Understanding the Causes of Postpawtum Depression
Postpawtum depression is often caused by a number of factors which make the perfect recipe for disaster. If you have a history of depression or any other major life stressors, you are at greater risk. Be patient, it will be months before your pup is reliably potty trained, months before those sharp puppy teeth fall out, and months before they fully understand you and your house rules. Below are some feelings associated with postpawtum depression.
- Sleep deprivation
Here’s How We Got Through It
People would often try to encourage us by saying it will all be over in a few months. Months!!! We didn’t think we could make it a few days. Months sounded like a lifetime. We knew we had to pull ourselves together and decide on what we were going to do. The truth was, we knew we were never going to go through with giving our puppy back. We committed to getting a puppy and now we had to commit to surviving puppyhood. First, we knew we needed to reframe our situation in a more positive light by changing our mindset. Every time she scowled at me, I said, “you’re going to love me!”. Every time she peed on the carpet as soon as we came back in from a walk I said, “we’re going to figure out a better strategy!” Secondly, we reset our expectations. We let go of everything we hoped our new puppy would be and allowed Kingsley to be authentically who she was. Next, we found ourselves good trainers. Working with a trainer really helped us figure out how to specifically meet Kingsley’s needs. Each pet is unique, and some strategies may work better than others for your pet. Training was a love language for Kingsley, and it truly helped us become more bonded. Seeking help was also a major thing for us. Finding friends and professionals that we could openly vent to was therapeutic. Lastly, realizing that none of this was Kingsley’s fault. This was an adjustment for both of us. We were both frustrated and lost in communication.
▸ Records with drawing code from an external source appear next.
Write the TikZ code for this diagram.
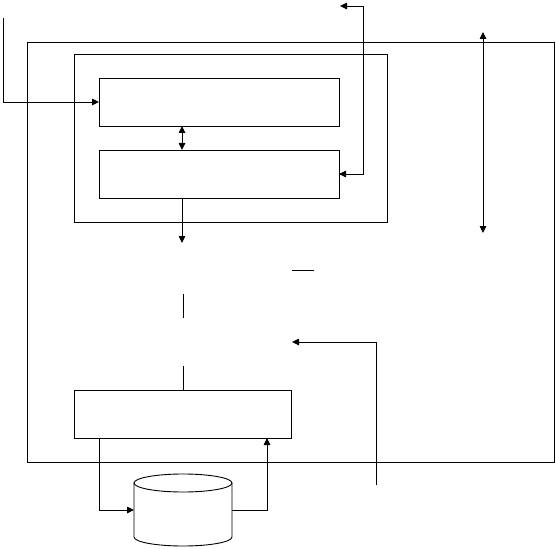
\documentclass[tikz,border=0pt]{standalone}
\usetikzlibrary{arrows.meta}
\begin{document}
\begin{tikzpicture}[x=1pt,y=-1pt,
  ln/.style={line width=0.9pt},
  blk/.style={draw,ln,rectangle,inner sep=0pt,outer sep=0pt,anchor=north west},
  arr/.style={ln,-{Triangle[length=7pt,width=6.5pt]}},
  dbl/.style={ln,{Triangle[length=7pt,width=6.5pt]}-{Triangle[length=7pt,width=6.5pt]}}]
\useasboundingbox (0,0) rectangle (556,548);
\node[blk,minimum width=527pt,minimum height=420pt] (outer) at (27,42) {};
\node[blk,minimum width=313pt,minimum height=168pt] (mid) at (74,54) {};
\node[blk,minimum width=240pt,minimum height=48pt] (box1) at (99,78) {};
\node[blk,minimum width=240pt,minimum height=48pt] (box2) at (99,150) {};
\node[blk,minimum width=217pt,minimum height=48pt] (box3) at (74,390) {};
\node[rectangle,inner sep=0pt,outer sep=0pt,anchor=north west,minimum width=98pt,minimum height=72pt] (cyl) at (134,474) {};
% cylinder outline
\draw[ln] ([yshift=-9pt]cyl.north) ellipse [x radius=49pt, y radius=9pt];
\draw[ln] ([yshift=-9pt]cyl.north west) -- ([yshift=9pt]cyl.south west)
  arc[start angle=180,end angle=360,x radius=49pt,y radius=9pt]
  -- ([yshift=-9pt]cyl.north east);
% coordinates
\coordinate (in0) at (3,18);
\coordinate (fbtop) at (340,6);
\coordinate (fbturn) at (363,6);
\coordinate (down1) at (182,243);
\coordinate (rtop) at (483,32);
\coordinate (rbot) at (483,233);
\coordinate (h1) at (292,270);
\coordinate (h2) at (314,270);
\coordinate (v1a) at (183,294);
\coordinate (v1b) at (183,318);
\coordinate (v2a) at (183,366);
\coordinate (c1) at (376,485);
\coordinate (c2) at (292,342);
% connectors
\draw[arr] (in0) |- (box1.west);
\draw[dbl] ([xshift=83pt]box1.south west) -- ([xshift=83pt]box2.north west);
\draw[arr] ([xshift=83pt]box2.south west) -- (down1);
\draw[dbl] (fbtop) -- (fbturn) |- (box2.east);
\draw[dbl] (rtop) -- (rbot);
\draw[ln] (h1) -- (h2);
\draw[ln] (v1a) -- (v1b);
\draw[ln] (v2a) -- (v2a |- box3.north);
\draw[arr] (c1) |- (c2);
\draw[arr] ([xshift=25pt]box3.south west) |- (cyl.west);
\draw[arr] (cyl.east) -| ([xshift=193pt]box3.south west);
\end{tikzpicture}
\end{document}
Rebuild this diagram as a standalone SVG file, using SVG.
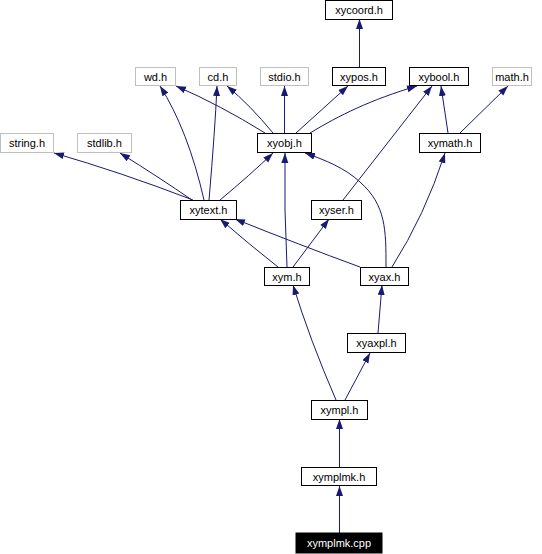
<svg xmlns="http://www.w3.org/2000/svg" width="542" height="554" viewBox="0 0 542 554">
<defs>
<marker id="ah" markerUnits="userSpaceOnUse" markerWidth="11" markerHeight="8" refX="10" refY="3.5" orient="auto">
<path d="M0,0 L10,3.5 L0,7 z" fill="#191970"/>
</marker>
<style>
.n rect{fill:#fff;stroke:#000;stroke-width:1}
.g rect{fill:#fff;stroke:#bfbfbf;stroke-width:1}
.n text,.g text{font-family:"Liberation Sans",Arial,sans-serif;font-size:11px;fill:#000;text-anchor:middle}
#edges path{fill:none;stroke:#191970;stroke-width:1;marker-end:url(#ah)}
.cur rect{fill:#000;stroke:#000}
.cur text{fill:#fff}
</style>
</defs>
<rect width="542" height="554" fill="#fff"/>
<g id="edges">
<path d="M193,200 Q120,172 54,153"/>
<path d="M192,200 Q160,178 120,153"/>
<path d="M204,200 Q188,130 160,86"/>
<path d="M209,200 Q215,130 217,86"/>
<path d="M220,200 Q250,175 273,153"/>
<path d="M265,133 Q220,105 176,86"/>
<path d="M273,133 Q250,105 227,86"/>
<path d="M284.5,133 L284.5,86"/>
<path d="M296,133 L348,86"/>
<path d="M310,133 C340,115 370,100 417,86"/>
<path d="M343,200 L432,86"/>
<path d="M448,133 L441,86"/>
<path d="M460,133 L508,86"/>
<path d="M359.5,67 L359.5,19"/>
<path d="M287,267 Q284,210 285,153"/>
<path d="M278,267 Q250,245 220,219"/>
<path d="M293,267 L329,219"/>
<path d="M360,267 Q300,245 235,219"/>
<path d="M386,267 C386,230 386,205 360,182 C345,168 325,160 305,153"/>
<path d="M392,267 Q425,215 445,153"/>
<path d="M378,333 L382,285"/>
<path d="M336,400 Q310,340 293,285"/>
<path d="M345,400 L370,353"/>
<path d="M339.5,467 L339.5,419"/>
<path d="M339.5,533 L339.5,486"/>
</g>
<g id="n_xycoord" class="n"><rect x="325.5" y="0.5" width="67" height="19"/><text x="359" y="14">xycoord.h</text></g>
<g id="n_wd" class="g"><rect x="135.5" y="67.5" width="40" height="18"/><text x="155.5" y="80.5">wd.h</text></g>
<g id="n_cd" class="g"><rect x="199.5" y="67.5" width="37" height="18"/><text x="218" y="80.5">cd.h</text></g>
<g id="n_stdio" class="g"><rect x="260.5" y="67.5" width="48" height="18"/><text x="284.5" y="80.5">stdio.h</text></g>
<g id="n_xypos" class="n"><rect x="332.5" y="67.5" width="53" height="18"/><text x="359" y="80.5">xypos.h</text></g>
<g id="n_xybool" class="n"><rect x="409.5" y="67.5" width="59" height="18"/><text x="439" y="80.5">xybool.h</text></g>
<g id="n_math" class="g"><rect x="492.5" y="67.5" width="39" height="18"/><text x="512" y="80.5">math.h</text></g>
<g id="n_string" class="g"><rect x="0.5" y="133.5" width="53" height="19"/><text x="27" y="147">string.h</text></g>
<g id="n_stdlib" class="g"><rect x="77.5" y="133.5" width="54" height="19"/><text x="104.5" y="147">stdlib.h</text></g>
<g id="n_xyobj" class="n"><rect x="257.5" y="133.5" width="54" height="19"/><text x="284.5" y="147">xyobj.h</text></g>
<g id="n_xymath" class="n"><rect x="419.5" y="133.5" width="61" height="19"/><text x="450" y="147">xymath.h</text></g>
<g id="n_xytext" class="n"><rect x="180.5" y="200.5" width="56" height="19"/><text x="208.5" y="214">xytext.h</text></g>
<g id="n_xyser" class="n"><rect x="311.5" y="200.5" width="50" height="19"/><text x="336.5" y="214">xyser.h</text></g>
<g id="n_xym" class="n"><rect x="264.5" y="267.5" width="45" height="18"/><text x="287" y="280.5">xym.h</text></g>
<g id="n_xyax" class="n"><rect x="360.5" y="267.5" width="48" height="18"/><text x="384.5" y="280.5">xyax.h</text></g>
<g id="n_xyaxpl" class="n"><rect x="347.5" y="333.5" width="58" height="19"/><text x="376.5" y="347">xyaxpl.h</text></g>
<g id="n_xympl" class="n"><rect x="311.5" y="400.5" width="56" height="19"/><text x="339.5" y="414">xympl.h</text></g>
<g id="n_xymplmk_h" class="n"><rect x="301.5" y="467.5" width="75" height="18"/><text x="339" y="480.5">xymplmk.h</text></g>
<g id="n_xymplmk_cpp" class="n cur"><rect x="296" y="533" width="86" height="20"/><text x="339" y="547">xymplmk.cpp</text></g>
</svg>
The great news is, we got through it, and you can too. They always say you’ll have a perfect pup after a year, just stick with it. As hard as that might be to hear, it’s true. It took us about a year of working with our dog, bonding through training, learning her love language, and expecting her to only be herself before we were able to unearth that diamond in the rough, and oh what a beauty she was! I always tell people she is the best dog I’ve ever owned, and I’m so glad I decided to commit to loving her. She has truly enriched my life more than I could ever imagine. Today we can honestly say we’re HAPPY, and we have the Maxbone jumper to prove it!
Words of Encouragement
Nothing worth having comes easy, and that saying is true for pets as well. Remember that things always get worse before they get better, but they do get better. You just have to commit to sticking with it. Don’t wait to seek the help of a professional trainer, and don’t forget to set aside some much needed me-time in order to maintain your mental health!
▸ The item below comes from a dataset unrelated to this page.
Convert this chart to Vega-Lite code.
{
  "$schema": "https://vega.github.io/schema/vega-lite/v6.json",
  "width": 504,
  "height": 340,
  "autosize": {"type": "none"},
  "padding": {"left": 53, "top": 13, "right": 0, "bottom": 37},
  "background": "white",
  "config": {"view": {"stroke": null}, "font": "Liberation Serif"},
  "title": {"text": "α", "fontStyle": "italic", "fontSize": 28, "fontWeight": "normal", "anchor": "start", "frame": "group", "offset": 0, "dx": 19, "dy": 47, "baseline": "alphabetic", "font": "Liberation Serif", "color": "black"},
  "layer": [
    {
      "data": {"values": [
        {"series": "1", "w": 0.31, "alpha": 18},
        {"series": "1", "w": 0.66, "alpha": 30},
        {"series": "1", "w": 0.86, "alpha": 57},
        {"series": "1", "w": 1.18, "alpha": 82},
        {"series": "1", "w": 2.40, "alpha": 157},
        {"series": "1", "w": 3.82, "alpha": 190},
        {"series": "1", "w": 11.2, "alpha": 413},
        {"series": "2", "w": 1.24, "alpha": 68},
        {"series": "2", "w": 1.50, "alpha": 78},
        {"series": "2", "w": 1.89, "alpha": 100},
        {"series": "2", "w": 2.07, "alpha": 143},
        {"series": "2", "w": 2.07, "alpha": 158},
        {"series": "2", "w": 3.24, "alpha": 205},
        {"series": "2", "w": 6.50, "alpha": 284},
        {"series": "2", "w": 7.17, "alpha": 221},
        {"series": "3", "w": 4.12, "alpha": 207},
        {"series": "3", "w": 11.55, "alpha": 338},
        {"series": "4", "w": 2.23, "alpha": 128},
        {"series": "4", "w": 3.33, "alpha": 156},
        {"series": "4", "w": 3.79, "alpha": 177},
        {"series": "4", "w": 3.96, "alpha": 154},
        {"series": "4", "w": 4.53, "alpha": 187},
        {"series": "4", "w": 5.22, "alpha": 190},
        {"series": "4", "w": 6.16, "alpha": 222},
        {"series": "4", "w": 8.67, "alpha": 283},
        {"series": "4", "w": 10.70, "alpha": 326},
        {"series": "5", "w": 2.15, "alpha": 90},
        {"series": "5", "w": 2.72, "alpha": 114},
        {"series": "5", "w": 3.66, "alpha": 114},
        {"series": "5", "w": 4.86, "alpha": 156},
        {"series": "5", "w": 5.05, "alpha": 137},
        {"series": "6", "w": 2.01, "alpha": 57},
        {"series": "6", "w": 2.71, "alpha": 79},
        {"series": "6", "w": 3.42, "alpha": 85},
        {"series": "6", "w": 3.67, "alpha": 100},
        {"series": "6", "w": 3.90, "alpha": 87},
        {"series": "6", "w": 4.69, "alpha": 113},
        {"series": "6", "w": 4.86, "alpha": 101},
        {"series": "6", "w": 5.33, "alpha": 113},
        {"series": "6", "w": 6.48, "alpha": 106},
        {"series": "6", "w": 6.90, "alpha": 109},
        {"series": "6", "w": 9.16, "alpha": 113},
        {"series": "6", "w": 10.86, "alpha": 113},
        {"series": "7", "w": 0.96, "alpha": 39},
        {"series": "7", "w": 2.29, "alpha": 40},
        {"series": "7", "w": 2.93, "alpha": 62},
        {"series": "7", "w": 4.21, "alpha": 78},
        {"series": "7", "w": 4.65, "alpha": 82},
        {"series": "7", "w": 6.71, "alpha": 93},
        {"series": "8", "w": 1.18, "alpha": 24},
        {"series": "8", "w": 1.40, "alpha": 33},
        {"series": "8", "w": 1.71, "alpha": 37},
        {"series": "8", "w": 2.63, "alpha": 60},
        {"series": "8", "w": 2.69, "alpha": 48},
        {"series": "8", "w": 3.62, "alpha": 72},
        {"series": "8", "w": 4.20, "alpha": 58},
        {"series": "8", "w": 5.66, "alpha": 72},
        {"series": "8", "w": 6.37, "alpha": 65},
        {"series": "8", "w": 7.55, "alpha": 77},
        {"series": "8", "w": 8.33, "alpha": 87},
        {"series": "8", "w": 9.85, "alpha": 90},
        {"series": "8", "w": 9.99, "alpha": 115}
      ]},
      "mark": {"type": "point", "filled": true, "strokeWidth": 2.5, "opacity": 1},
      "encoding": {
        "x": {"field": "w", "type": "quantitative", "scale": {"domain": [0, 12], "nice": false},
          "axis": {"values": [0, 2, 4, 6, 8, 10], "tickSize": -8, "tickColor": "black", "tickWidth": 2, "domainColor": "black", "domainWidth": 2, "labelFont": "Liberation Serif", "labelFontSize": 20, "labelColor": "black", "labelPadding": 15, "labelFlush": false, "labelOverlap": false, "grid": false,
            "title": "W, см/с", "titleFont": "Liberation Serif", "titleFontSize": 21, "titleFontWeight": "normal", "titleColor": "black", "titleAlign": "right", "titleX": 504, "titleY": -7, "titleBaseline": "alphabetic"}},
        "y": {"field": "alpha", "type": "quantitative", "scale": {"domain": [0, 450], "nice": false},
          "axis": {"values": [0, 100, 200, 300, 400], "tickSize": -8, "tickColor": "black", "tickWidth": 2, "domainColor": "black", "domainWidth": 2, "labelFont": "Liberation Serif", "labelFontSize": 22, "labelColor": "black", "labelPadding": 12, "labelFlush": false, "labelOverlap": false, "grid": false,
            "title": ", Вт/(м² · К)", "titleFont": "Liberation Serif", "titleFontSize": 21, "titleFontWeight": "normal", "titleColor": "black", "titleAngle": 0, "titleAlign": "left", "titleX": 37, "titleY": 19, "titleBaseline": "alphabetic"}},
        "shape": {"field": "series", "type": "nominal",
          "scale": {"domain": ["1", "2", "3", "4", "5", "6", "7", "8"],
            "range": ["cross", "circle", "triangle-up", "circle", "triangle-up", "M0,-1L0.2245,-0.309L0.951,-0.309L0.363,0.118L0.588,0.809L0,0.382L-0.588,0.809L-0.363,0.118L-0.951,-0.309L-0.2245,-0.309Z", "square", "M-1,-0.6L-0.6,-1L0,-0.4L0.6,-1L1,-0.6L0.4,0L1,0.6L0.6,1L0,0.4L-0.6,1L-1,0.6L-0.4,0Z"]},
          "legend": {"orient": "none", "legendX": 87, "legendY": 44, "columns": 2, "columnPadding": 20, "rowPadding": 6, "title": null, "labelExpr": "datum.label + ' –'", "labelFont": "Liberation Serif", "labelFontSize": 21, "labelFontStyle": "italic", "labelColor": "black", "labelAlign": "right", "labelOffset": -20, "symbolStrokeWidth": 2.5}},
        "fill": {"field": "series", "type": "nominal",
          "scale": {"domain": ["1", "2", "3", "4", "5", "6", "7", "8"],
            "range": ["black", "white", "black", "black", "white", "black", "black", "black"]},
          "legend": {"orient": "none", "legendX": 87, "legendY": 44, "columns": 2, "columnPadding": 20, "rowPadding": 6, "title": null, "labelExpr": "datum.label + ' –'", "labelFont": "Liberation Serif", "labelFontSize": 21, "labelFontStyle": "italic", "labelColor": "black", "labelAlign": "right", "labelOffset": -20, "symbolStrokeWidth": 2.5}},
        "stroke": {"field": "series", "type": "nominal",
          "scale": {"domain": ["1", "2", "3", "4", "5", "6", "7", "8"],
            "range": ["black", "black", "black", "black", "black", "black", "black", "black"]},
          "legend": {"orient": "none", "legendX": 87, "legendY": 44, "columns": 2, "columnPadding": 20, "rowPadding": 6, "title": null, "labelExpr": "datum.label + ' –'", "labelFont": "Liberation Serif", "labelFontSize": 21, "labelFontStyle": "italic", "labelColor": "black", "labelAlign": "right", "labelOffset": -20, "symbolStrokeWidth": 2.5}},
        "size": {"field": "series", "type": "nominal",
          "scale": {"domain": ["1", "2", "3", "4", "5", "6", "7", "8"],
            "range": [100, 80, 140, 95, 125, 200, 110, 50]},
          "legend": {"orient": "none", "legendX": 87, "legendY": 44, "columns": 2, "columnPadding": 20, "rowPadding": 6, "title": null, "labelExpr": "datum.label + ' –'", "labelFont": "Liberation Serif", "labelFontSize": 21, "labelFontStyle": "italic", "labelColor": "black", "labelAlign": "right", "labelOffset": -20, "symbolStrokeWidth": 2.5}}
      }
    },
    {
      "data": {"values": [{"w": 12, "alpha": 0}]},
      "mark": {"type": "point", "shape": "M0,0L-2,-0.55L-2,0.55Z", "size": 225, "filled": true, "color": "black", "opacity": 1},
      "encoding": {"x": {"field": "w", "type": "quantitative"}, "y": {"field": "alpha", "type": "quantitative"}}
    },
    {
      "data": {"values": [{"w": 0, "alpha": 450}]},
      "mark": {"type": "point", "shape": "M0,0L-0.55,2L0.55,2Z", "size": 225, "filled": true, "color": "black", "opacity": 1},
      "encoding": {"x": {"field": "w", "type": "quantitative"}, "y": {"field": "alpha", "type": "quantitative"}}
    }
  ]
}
If you know someone who is struggling with a new pet, be kind. As an outsider our first thought is to save the dog, but we also need to remember to save the human too. Approach them with love. Ask them what they’re going through and allow them space to speak freely. Instead of telling them they don’t deserve that puppy, try helping them find a good trainer to speak to. As pet parents we are more than just a community, we are a family. Let’s continue to help each other.